1935 film by Frank R. Strayer

Condemned to Live is a 1935 American horror film starring Ralph Morgan and Maxine Doyle, and directed by Frank R. Strayer. The film is unusual for its time, as it approaches the topic of vampirism from a sympathetic standpoint and presents it as if it were an illness.

==Plot==

The film opens with a trio of explorers in Africa who are hiding in a cave. One of the explorers, a pregnant woman, is bitten by a vampire bat.

The film then cuts forward in time to a small European village where a series of mysterious murders are taking place. The villagers readily assemble in mob form, with torches, at the house of Professor Kristan (Ralph Morgan) after every murder.

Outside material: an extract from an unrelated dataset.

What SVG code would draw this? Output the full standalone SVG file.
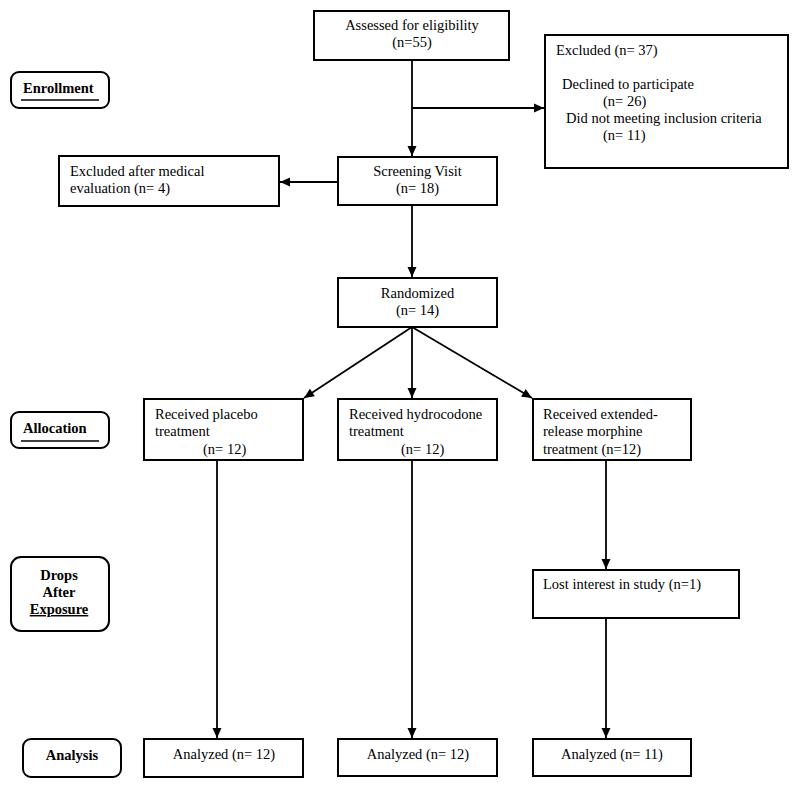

The villagers suspect that a giant bat is to blame for the murders. Kristan gives the villagers advice on staying safe, and assures them a scientific explanation exists.

However, in subsequent scenes, Kristan himself is revealed to be the murderer. He is seized by attacks (triggered by darkness) which transform him into a trance-like state of murderousness. After he commits a murder, he awakens from the trance with no memory of the deed, believing himself merely to have fainted. Kristan's obliviousness is further enabled by the intervention of his loyal hunchback Zan, the only person aware of Kristan's condition. Zan follows Kristan when he is in his trances, ensuring the professor is not discovered.

An old friend of Kristan's, Dr. Bizet, arrives to visit, and soon suspects what is happening. Bizet discloses to Kristan that his mother was bitten by a vampire bat, and that traits of vampirism have likely been passed down to him per Lamarckism (the audience now understands the pregnant explorer in the opening flashback to have been Kristan's mother).

After Kristan's fiancé (Maxine Doyle) is attacked by an entranced Kristan, the mob of villagers assumes Zan is culpable and chases him to the edge of a cliff inside a cave. Kristan arrives and confesses to the murders, despite Zan's protestations (aimed at saving the professor) that he, the hunchback, is in fact the murderer. As the mob watches, Kristan throws himself over the edge of the cliff and Zan follows.

==Cast==
- Ralph Morgan
- Pedro de Cordoba
- Maxine Doyle
- Russell Gleason
- Mischa Auer
- Lucy Beaumont
- Carl Stockdale
- Barbara Bedford
- Robert Frazer
- Ferdinand Schumann-Heink
- Heidi Shope
- Marilyn Knowlden

==Critical reception==
Variety wrote that the film is slow to begin and that it "lacks conviction" and "is neither much of a chiller or a romance." The performances of Frank Morgan and Mischa Auer were well received.